» Exercise directions: Below are records. Copy every line with "this" in it.

Figure scripts:

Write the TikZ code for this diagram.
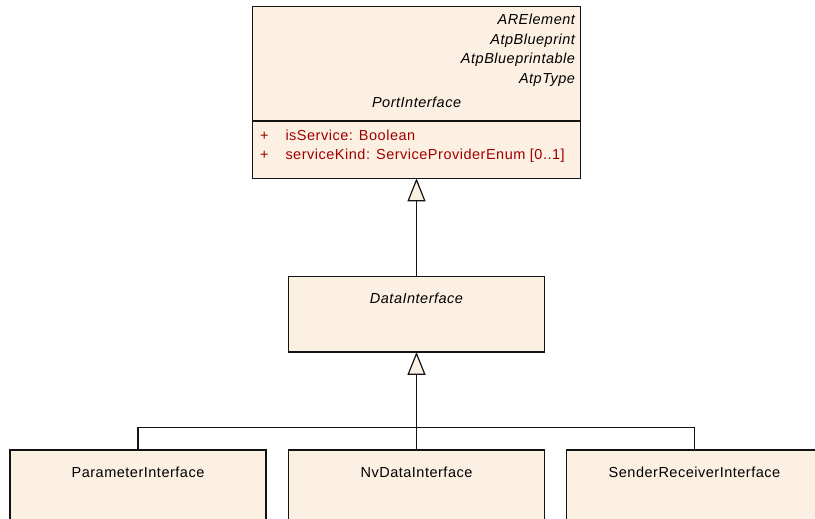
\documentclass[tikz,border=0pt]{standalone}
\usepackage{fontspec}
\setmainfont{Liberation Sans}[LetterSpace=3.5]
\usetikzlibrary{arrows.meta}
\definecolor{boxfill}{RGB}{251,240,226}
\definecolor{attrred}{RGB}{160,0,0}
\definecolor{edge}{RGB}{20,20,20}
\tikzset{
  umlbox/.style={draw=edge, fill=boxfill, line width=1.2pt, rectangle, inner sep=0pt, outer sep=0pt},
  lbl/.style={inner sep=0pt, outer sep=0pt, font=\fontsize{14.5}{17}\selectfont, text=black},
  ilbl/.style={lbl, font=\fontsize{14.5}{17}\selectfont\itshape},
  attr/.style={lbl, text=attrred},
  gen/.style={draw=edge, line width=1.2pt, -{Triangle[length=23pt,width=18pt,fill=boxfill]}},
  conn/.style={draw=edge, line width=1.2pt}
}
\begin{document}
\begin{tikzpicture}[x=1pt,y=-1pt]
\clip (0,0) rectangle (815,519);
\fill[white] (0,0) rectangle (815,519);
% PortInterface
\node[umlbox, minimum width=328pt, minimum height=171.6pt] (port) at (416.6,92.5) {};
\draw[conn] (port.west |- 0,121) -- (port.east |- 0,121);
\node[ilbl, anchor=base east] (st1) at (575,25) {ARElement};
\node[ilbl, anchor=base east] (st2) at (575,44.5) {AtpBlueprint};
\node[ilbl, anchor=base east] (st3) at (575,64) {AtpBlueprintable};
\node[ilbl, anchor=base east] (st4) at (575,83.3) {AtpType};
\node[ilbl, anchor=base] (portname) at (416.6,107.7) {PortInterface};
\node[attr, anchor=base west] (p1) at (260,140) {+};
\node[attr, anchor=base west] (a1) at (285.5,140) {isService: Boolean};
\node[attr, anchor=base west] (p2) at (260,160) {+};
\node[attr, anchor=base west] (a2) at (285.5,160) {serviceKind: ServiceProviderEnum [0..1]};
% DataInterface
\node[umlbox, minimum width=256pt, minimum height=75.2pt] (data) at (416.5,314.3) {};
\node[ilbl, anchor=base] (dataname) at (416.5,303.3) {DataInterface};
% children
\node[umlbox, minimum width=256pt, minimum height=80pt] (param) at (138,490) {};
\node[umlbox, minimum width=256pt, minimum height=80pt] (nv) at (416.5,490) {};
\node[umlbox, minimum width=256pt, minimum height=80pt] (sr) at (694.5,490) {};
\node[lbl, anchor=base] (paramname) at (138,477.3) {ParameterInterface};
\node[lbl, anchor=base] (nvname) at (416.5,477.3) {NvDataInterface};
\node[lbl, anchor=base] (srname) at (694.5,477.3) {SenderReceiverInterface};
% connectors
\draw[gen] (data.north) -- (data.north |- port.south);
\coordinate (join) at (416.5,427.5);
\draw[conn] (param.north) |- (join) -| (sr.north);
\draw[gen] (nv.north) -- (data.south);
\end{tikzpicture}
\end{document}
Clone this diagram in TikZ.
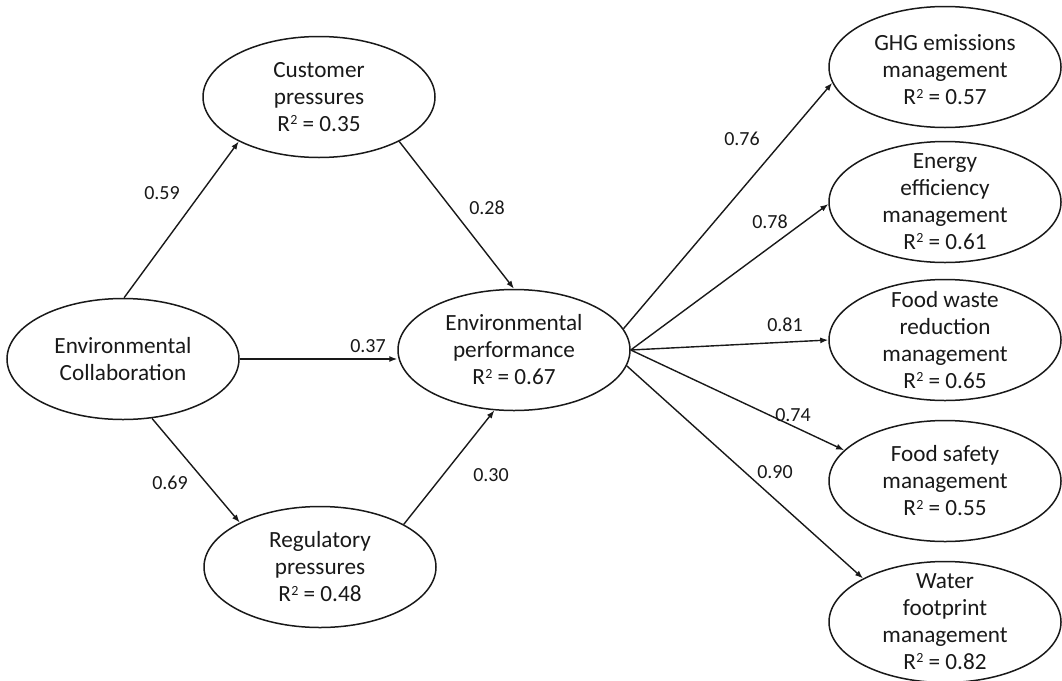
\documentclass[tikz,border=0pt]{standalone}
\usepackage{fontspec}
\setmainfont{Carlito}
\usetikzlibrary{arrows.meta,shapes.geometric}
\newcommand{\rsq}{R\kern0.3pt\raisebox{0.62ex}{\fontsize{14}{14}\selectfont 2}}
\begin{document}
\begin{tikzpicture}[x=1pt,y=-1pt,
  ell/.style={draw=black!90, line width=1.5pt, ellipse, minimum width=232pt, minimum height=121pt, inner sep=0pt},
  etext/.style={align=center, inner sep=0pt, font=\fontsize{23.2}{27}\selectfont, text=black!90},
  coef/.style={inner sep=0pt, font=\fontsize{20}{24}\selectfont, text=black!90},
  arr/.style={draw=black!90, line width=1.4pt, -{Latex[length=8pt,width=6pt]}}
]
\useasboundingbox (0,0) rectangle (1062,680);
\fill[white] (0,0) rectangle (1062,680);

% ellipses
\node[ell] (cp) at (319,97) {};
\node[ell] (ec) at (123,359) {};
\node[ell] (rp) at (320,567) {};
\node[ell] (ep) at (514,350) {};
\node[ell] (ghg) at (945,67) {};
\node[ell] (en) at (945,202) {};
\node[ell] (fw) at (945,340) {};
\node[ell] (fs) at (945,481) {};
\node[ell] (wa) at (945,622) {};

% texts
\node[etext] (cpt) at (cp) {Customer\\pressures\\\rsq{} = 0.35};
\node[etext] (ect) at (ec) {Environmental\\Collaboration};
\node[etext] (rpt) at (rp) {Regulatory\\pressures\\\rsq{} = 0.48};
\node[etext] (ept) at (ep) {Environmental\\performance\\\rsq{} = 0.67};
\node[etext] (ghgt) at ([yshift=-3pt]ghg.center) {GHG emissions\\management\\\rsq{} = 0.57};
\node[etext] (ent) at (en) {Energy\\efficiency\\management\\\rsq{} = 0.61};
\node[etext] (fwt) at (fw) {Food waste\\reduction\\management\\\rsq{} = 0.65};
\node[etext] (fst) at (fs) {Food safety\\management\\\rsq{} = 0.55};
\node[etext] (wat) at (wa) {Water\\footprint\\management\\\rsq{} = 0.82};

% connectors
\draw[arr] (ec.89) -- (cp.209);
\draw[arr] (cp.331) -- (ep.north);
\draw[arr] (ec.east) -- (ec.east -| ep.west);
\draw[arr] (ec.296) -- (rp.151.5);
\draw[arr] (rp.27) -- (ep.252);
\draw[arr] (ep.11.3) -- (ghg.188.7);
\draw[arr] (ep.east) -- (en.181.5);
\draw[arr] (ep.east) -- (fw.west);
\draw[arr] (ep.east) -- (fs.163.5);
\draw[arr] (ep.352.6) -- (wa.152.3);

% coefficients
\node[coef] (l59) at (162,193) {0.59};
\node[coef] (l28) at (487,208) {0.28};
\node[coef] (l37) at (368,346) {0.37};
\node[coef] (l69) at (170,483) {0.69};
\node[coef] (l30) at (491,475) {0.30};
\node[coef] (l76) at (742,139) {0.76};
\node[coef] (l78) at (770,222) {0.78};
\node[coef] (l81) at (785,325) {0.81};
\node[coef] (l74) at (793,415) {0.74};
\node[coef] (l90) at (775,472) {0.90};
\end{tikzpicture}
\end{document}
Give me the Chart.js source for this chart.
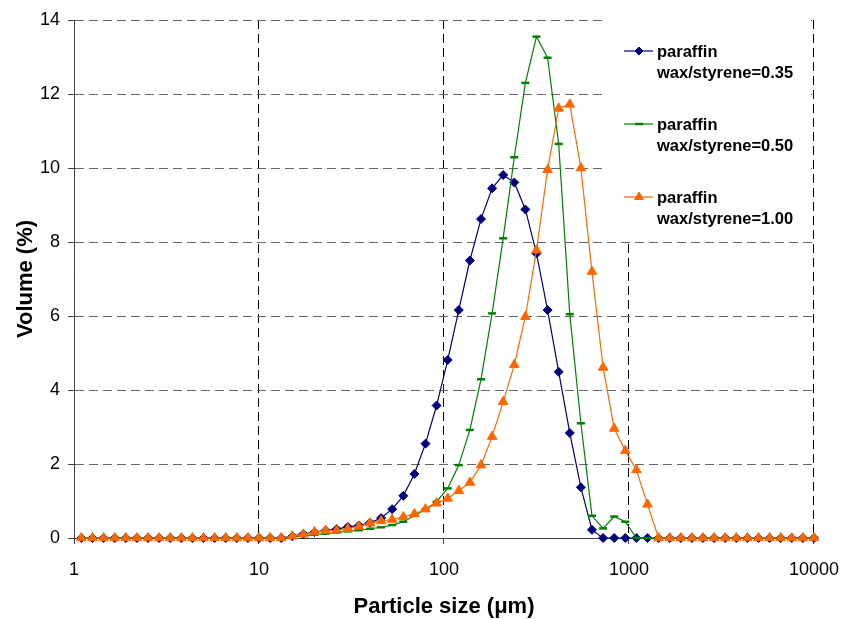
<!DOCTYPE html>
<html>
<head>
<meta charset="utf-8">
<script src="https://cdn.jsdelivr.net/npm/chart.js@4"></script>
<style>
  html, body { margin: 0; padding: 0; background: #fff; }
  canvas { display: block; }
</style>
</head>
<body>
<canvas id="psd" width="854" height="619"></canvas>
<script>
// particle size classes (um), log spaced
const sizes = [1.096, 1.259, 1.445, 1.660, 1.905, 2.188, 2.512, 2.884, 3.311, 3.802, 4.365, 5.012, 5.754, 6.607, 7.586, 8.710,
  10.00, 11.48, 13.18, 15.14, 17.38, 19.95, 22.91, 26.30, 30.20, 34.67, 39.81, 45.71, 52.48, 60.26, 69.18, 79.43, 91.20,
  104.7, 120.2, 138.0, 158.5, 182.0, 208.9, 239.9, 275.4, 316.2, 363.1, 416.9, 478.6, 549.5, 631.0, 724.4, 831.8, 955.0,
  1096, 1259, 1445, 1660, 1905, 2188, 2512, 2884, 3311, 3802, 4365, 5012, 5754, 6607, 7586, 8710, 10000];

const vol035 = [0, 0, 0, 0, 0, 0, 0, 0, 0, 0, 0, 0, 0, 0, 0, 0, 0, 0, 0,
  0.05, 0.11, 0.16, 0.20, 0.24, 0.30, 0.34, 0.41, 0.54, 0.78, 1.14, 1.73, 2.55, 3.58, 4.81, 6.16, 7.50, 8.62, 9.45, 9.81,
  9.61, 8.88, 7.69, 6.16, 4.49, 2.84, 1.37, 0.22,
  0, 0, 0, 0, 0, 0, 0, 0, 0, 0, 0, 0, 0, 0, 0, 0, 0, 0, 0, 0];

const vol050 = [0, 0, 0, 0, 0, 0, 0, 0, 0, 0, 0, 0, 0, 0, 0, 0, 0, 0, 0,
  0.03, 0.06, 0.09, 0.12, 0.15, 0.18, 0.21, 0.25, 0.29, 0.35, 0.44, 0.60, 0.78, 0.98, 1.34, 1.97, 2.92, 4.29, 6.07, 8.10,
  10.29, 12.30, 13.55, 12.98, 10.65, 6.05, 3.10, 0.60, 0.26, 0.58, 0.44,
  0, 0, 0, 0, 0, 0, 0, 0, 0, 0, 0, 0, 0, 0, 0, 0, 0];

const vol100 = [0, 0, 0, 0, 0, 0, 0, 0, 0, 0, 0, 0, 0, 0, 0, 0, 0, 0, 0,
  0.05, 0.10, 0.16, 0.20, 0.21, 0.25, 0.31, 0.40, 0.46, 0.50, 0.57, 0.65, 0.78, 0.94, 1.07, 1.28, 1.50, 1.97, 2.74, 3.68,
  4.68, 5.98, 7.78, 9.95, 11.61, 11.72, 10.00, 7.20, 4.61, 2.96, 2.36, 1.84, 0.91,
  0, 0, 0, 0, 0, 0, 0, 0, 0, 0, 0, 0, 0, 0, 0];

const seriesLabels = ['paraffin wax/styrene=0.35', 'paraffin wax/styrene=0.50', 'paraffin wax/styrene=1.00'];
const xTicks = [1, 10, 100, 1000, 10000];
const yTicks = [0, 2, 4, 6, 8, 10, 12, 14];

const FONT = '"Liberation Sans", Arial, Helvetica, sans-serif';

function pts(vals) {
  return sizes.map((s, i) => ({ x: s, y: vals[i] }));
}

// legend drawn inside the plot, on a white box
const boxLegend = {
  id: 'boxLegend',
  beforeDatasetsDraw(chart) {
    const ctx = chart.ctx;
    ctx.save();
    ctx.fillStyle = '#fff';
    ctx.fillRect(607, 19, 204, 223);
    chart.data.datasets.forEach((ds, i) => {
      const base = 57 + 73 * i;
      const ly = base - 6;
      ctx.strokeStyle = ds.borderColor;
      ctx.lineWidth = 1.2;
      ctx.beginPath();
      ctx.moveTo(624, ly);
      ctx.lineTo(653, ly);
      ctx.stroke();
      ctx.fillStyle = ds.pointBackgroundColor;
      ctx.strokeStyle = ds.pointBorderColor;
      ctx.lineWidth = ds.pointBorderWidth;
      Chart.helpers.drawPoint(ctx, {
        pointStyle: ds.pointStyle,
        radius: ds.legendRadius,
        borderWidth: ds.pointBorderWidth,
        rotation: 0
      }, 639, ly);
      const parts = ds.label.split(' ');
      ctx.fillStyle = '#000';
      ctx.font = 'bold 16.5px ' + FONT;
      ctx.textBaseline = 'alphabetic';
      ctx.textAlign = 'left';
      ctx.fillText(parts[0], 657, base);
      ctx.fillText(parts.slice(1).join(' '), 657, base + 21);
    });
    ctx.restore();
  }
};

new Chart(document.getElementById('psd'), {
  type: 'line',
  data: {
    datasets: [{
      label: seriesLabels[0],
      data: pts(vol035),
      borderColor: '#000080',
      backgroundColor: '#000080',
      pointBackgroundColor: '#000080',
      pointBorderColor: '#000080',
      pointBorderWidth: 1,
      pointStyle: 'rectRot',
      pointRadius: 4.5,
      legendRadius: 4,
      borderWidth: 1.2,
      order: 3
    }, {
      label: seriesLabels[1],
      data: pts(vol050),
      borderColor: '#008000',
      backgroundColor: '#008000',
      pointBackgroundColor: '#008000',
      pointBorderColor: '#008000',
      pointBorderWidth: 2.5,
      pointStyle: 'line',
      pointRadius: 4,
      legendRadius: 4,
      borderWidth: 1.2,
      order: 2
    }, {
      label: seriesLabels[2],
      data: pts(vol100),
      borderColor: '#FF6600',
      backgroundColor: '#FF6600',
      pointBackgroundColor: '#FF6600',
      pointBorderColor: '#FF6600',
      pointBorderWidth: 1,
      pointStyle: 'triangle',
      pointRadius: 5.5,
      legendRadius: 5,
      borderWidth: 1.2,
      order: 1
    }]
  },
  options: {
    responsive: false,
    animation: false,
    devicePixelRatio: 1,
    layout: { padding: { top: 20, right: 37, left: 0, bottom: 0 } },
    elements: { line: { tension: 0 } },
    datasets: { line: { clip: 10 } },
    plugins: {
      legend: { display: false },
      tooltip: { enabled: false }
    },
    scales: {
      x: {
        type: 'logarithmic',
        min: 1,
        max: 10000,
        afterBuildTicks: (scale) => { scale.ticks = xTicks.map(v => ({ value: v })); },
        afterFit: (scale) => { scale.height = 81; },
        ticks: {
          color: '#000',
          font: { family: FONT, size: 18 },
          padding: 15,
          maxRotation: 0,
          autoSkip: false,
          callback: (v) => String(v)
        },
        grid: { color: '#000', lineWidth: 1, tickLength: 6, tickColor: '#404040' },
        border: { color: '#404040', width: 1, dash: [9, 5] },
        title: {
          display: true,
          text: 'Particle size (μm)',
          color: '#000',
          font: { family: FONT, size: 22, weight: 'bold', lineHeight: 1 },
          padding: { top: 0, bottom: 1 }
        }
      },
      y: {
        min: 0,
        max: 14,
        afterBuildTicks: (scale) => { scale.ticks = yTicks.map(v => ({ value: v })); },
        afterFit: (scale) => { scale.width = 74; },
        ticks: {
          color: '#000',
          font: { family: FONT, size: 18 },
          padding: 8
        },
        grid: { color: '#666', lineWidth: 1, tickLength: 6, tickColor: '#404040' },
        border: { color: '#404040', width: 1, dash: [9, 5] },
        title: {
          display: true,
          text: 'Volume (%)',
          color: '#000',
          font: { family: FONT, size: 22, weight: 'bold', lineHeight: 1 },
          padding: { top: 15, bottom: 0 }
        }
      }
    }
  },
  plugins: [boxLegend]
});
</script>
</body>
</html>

» Task answer:
Write the TikZ code for this diagram.
Clone this diagram in TikZ.
Give me the Chart.js source for this chart.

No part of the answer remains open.